### Information supplied

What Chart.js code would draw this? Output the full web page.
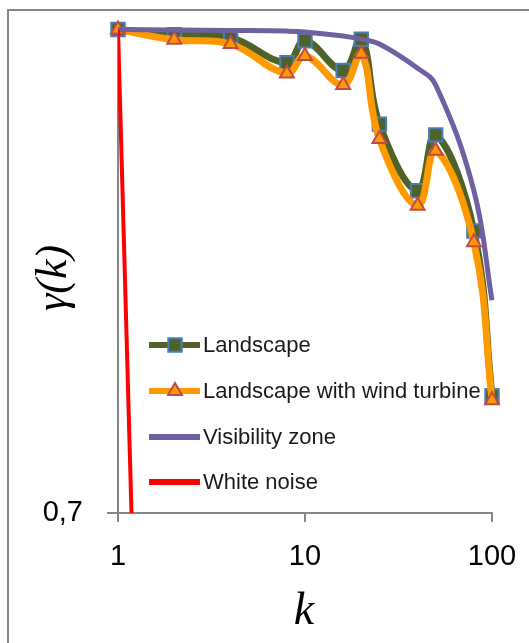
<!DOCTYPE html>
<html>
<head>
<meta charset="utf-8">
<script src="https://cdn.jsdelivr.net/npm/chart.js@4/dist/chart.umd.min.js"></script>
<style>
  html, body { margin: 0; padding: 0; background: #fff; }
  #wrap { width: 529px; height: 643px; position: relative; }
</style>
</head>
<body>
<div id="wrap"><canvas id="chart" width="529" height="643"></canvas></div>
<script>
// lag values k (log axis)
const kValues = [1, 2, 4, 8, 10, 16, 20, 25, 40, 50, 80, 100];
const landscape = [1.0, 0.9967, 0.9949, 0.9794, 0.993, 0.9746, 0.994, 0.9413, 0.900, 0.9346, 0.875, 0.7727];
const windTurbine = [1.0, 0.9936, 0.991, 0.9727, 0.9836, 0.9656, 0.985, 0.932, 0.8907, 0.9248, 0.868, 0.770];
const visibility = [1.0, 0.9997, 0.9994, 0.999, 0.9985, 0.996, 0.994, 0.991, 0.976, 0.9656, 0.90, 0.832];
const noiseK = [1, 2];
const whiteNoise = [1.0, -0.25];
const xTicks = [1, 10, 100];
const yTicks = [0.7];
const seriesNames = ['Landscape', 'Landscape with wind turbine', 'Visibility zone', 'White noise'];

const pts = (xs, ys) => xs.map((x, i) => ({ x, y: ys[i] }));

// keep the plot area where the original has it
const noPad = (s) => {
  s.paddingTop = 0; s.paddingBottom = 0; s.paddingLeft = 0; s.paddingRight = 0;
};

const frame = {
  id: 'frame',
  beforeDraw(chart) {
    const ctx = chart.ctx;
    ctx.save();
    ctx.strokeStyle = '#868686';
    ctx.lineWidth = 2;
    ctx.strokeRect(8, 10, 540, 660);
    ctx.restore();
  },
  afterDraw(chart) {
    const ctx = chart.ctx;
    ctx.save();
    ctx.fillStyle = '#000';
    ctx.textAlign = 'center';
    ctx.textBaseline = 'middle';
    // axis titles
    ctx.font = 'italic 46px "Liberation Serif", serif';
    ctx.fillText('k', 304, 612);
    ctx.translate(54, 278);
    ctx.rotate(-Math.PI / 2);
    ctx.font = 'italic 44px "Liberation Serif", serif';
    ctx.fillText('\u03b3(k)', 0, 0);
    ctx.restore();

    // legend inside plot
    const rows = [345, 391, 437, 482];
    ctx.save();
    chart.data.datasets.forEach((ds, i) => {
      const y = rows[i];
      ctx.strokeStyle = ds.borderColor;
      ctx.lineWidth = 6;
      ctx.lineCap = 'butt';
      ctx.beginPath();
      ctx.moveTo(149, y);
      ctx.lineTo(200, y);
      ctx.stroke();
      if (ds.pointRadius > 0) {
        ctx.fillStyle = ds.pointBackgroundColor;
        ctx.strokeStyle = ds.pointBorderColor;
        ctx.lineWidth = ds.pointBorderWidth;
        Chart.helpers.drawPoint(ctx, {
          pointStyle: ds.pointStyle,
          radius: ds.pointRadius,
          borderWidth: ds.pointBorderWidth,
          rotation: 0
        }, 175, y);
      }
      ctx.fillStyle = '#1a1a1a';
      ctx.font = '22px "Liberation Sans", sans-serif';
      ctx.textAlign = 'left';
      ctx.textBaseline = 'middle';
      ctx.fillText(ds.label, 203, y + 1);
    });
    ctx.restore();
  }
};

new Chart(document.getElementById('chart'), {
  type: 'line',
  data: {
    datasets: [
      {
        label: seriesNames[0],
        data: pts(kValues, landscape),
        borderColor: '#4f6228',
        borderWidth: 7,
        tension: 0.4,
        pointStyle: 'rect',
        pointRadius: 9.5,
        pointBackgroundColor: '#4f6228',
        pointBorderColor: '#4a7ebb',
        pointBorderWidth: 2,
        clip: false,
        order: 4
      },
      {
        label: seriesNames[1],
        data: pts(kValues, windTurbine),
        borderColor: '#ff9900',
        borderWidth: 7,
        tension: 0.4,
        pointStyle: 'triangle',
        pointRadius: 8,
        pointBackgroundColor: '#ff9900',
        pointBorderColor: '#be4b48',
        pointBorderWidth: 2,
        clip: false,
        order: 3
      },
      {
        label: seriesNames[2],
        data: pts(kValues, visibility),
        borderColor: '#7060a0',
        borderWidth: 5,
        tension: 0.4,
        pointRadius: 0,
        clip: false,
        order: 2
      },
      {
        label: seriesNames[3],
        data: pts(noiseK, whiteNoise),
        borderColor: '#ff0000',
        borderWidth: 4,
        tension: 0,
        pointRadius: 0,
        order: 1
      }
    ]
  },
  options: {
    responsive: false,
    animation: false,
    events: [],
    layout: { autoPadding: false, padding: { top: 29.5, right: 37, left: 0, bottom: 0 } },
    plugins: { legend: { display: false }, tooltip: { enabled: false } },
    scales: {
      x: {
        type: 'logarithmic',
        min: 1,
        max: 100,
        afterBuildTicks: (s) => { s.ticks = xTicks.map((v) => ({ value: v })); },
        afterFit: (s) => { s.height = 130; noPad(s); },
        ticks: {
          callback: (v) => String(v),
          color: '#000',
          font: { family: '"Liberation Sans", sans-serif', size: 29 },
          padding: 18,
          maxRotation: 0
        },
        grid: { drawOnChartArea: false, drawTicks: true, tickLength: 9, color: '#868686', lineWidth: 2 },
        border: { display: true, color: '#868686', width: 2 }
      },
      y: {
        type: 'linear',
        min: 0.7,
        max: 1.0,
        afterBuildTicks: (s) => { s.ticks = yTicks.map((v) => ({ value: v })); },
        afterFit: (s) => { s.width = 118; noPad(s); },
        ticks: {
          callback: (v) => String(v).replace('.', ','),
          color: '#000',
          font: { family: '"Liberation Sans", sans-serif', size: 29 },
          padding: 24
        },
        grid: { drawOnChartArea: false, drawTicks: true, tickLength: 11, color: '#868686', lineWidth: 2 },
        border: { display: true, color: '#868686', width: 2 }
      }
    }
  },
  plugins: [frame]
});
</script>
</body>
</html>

######

Write out the listing above exactly as it stands, pictures excluded.

What Chart.js code would draw this? Output the full web page.
<!DOCTYPE html>
<html>
<head>
<meta charset="utf-8">
<script src="https://cdn.jsdelivr.net/npm/chart.js@4/dist/chart.umd.min.js"></script>
<style>
  html, body { margin: 0; padding: 0; background: #fff; }
  #wrap { width: 529px; height: 643px; position: relative; }
</style>
</head>
<body>
<div id="wrap"><canvas id="chart" width="529" height="643"></canvas></div>
<script>
// lag values k (log axis)
const kValues = [1, 2, 4, 8, 10, 16, 20, 25, 40, 50, 80, 100];
const landscape = [1.0, 0.9967, 0.9949, 0.9794, 0.993, 0.9746, 0.994, 0.9413, 0.900, 0.9346, 0.875, 0.7727];
const windTurbine = [1.0, 0.9936, 0.991, 0.9727, 0.9836, 0.9656, 0.985, 0.932, 0.8907, 0.9248, 0.868, 0.770];
const visibility = [1.0, 0.9997, 0.9994, 0.999, 0.9985, 0.996, 0.994, 0.991, 0.976, 0.9656, 0.90, 0.832];
const noiseK = [1, 2];
const whiteNoise = [1.0, -0.25];
const xTicks = [1, 10, 100];
const yTicks = [0.7];
const seriesNames = ['Landscape', 'Landscape with wind turbine', 'Visibility zone', 'White noise'];

const pts = (xs, ys) => xs.map((x, i) => ({ x, y: ys[i] }));

// keep the plot area where the original has it
const noPad = (s) => {
  s.paddingTop = 0; s.paddingBottom = 0; s.paddingLeft = 0; s.paddingRight = 0;
};

const frame = {
  id: 'frame',
  beforeDraw(chart) {
    const ctx = chart.ctx;
    ctx.save();
    ctx.strokeStyle = '#868686';
    ctx.lineWidth = 2;
    ctx.strokeRect(8, 10, 540, 660);
    ctx.restore();
  },
  afterDraw(chart) {
    const ctx = chart.ctx;
    ctx.save();
    ctx.fillStyle = '#000';
    ctx.textAlign = 'center';
    ctx.textBaseline = 'middle';
    // axis titles
    ctx.font = 'italic 46px "Liberation Serif", serif';
    ctx.fillText('k', 304, 612);
    ctx.translate(54, 278);
    ctx.rotate(-Math.PI / 2);
    ctx.font = 'italic 44px "Liberation Serif", serif';
    ctx.fillText('\u03b3(k)', 0, 0);
    ctx.restore();

    // legend inside plot
    const rows = [345, 391, 437, 482];
    ctx.save();
    chart.data.datasets.forEach((ds, i) => {
      const y = rows[i];
      ctx.strokeStyle = ds.borderColor;
      ctx.lineWidth = 6;
      ctx.lineCap = 'butt';
      ctx.beginPath();
      ctx.moveTo(149, y);
      ctx.lineTo(200, y);
      ctx.stroke();
      if (ds.pointRadius > 0) {
        ctx.fillStyle = ds.pointBackgroundColor;
        ctx.strokeStyle = ds.pointBorderColor;
        ctx.lineWidth = ds.pointBorderWidth;
        Chart.helpers.drawPoint(ctx, {
          pointStyle: ds.pointStyle,
          radius: ds.pointRadius,
          borderWidth: ds.pointBorderWidth,
          rotation: 0
        }, 175, y);
      }
      ctx.fillStyle = '#1a1a1a';
      ctx.font = '22px "Liberation Sans", sans-serif';
      ctx.textAlign = 'left';
      ctx.textBaseline = 'middle';
      ctx.fillText(ds.label, 203, y + 1);
    });
    ctx.restore();
  }
};

new Chart(document.getElementById('chart'), {
  type: 'line',
  data: {
    datasets: [
      {
        label: seriesNames[0],
        data: pts(kValues, landscape),
        borderColor: '#4f6228',
        borderWidth: 7,
        tension: 0.4,
        pointStyle: 'rect',
        pointRadius: 9.5,
        pointBackgroundColor: '#4f6228',
        pointBorderColor: '#4a7ebb',
        pointBorderWidth: 2,
        clip: false,
        order: 4
      },
      {
        label: seriesNames[1],
        data: pts(kValues, windTurbine),
        borderColor: '#ff9900',
        borderWidth: 7,
        tension: 0.4,
        pointStyle: 'triangle',
        pointRadius: 8,
        pointBackgroundColor: '#ff9900',
        pointBorderColor: '#be4b48',
        pointBorderWidth: 2,
        clip: false,
        order: 3
      },
      {
        label: seriesNames[2],
        data: pts(kValues, visibility),
        borderColor: '#7060a0',
        borderWidth: 5,
        tension: 0.4,
        pointRadius: 0,
        clip: false,
        order: 2
      },
      {
        label: seriesNames[3],
        data: pts(noiseK, whiteNoise),
        borderColor: '#ff0000',
        borderWidth: 4,
        tension: 0,
        pointRadius: 0,
        order: 1
      }
    ]
  },
  options: {
    responsive: false,
    animation: false,
    events: [],
    layout: { autoPadding: false, padding: { top: 29.5, right: 37, left: 0, bottom: 0 } },
    plugins: { legend: { display: false }, tooltip: { enabled: false } },
    scales: {
      x: {
        type: 'logarithmic',
        min: 1,
        max: 100,
        afterBuildTicks: (s) => { s.ticks = xTicks.map((v) => ({ value: v })); },
        afterFit: (s) => { s.height = 130; noPad(s); },
        ticks: {
          callback: (v) => String(v),
          color: '#000',
          font: { family: '"Liberation Sans", sans-serif', size: 29 },
          padding: 18,
          maxRotation: 0
        },
        grid: { drawOnChartArea: false, drawTicks: true, tickLength: 9, color: '#868686', lineWidth: 2 },
        border: { display: true, color: '#868686', width: 2 }
      },
      y: {
        type: 'linear',
        min: 0.7,
        max: 1.0,
        afterBuildTicks: (s) => { s.ticks = yTicks.map((v) => ({ value: v })); },
        afterFit: (s) => { s.width = 118; noPad(s); },
        ticks: {
          callback: (v) => String(v).replace('.', ','),
          color: '#000',
          font: { family: '"Liberation Sans", sans-serif', size: 29 },
          padding: 24
        },
        grid: { drawOnChartArea: false, drawTicks: true, tickLength: 11, color: '#868686', lineWidth: 2 },
        border: { display: true, color: '#868686', width: 2 }
      }
    }
  },
  plugins: [frame]
});
</script>
</body>
</html>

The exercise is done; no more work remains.